Thursday, August 16, 2012

More on the social construction of disability

Here are a few of the articles that I have read today, and pieces that I plan to incorporate later into some of the larger themes of this blog, themes of inclusion, education, and access.

First, is this op-ed in Education Week by Rick Hess, a fellow at the conservative American Education Institute.  Mr. Hess is concerned about certain criticisms of charter schools in Washington, D.C., specifically, that critics of these charter schools will not be able to "meet the needs of low-performing, English-language learners and special education students."  Mr. Hess believes that highest achieving students in the D.C. area deserve to have access to better performing private/public charter schools, and that it is unfair for bureaucrats to prevent the upward mobility of these inner-city students because of the needs of low-performing students.  He goes on to say that "the notion that families and students in DC shouldn't have access to a high quality liberal arts curriculum just because many students in DC need something more remedial in scope strikes me as a perverse vision of 'social justice.'"

I disagree.

Second, is this piece from Disabled World on the social construction of disability, a topic that I briefly touched upon yesterday, by Wendy Taormina-Weiss.  Ms.

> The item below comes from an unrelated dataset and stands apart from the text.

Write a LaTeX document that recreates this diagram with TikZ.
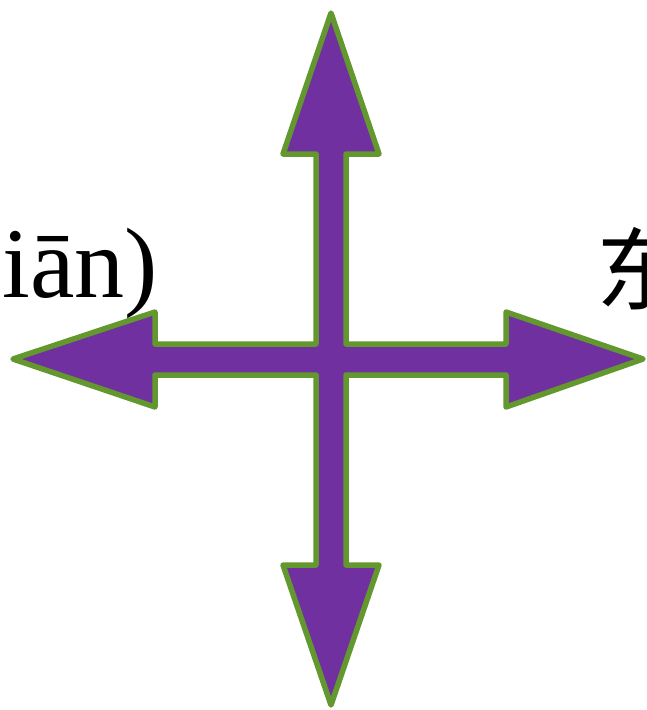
\documentclass[tikz,border=0pt]{standalone}
\usepackage{fontspec}
\setmainfont{Liberation Serif}
\newfontfamily\cjk{Noto Sans CJK SC}
\definecolor{crosspurple}{RGB}{112,48,160}
\definecolor{crossgreen}{RGB}{98,152,46}
\tikzset{cross/.style={fill=crosspurple,draw=crossgreen,line width=5.5pt,line join=round},
 lbl/.style={inner sep=0pt,font=\fontsize{100}{100}\selectfont}}
\begin{document}
\begin{tikzpicture}[x=1pt,y=-1pt]
\useasboundingbox (0,0) rectangle (646,710);
% four-way arrow
\draw[cross] (331,13) -- (379,154) -- (346,154) -- (346,344) -- (506,344) -- (506,312)
 -- (643,359) -- (506,407) -- (506,375) -- (346,375) -- (346,565) -- (379,565)
 -- (331,705) -- (283,565) -- (316,565) -- (316,375) -- (155,375) -- (155,407)
 -- (13,359) -- (155,312) -- (155,344) -- (316,344) -- (316,154) -- (283,154) -- cycle;
% labels
\node[lbl,anchor=base west] (west) at (2,297) {iān)};
\node[lbl,anchor=base west,font=\fontsize{90}{90}\selectfont] (east) at (596,303) {\cjk 东};
\end{tikzpicture}
\end{document}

Taormina-Weiss emphasizes the application of new technologies such as email, web conferences, and cell phones, that allow persons with disabilities the ability to access situations in which they do not manifest themselves as disabled.  She says:

The world today still finds many people viewing those who experience forms of disabilities in ways that are incorrect or misconceived. For example, some people still view the experience of a disability as the person’s entire life instead of something that is located within their body or mind and merely a part of who they are. Social constructions identifying people with disabilities with the diagnosis they have received from a physician such as autism, intellectual disability, cognitive disorders, or many other forms of disabilities identified through use of medical terminology are still used to label and somehow construct the entire perceptions of some in association with a person who experiences a disability.
I like what Ms. Taormina-Weiss says about the construction of disability, and I applaud her efforts.  However, a part of me wishes that she would go ... further ...  That she would take a stand that is, maybe, a little more radical.  Specifically, that she would get rid of the notion that a disability is located at all in the body or the mind, that, instead, that it is entirely a social construct.  I think she is right to say that a disability cannot define the totality of what a person is, but she should push this thought further, to the point that a disability exists only in context, is only something that is socially constructed, and that exists only outside of the body and the mind.

On the other hand, this contention may work against another principle that I think is important: that individuals with disabilities ought to take ownership of their abilities, and take responsibility for them.  (This is not a real contradiction, just one that I am entertaining for the moment, in blog form.)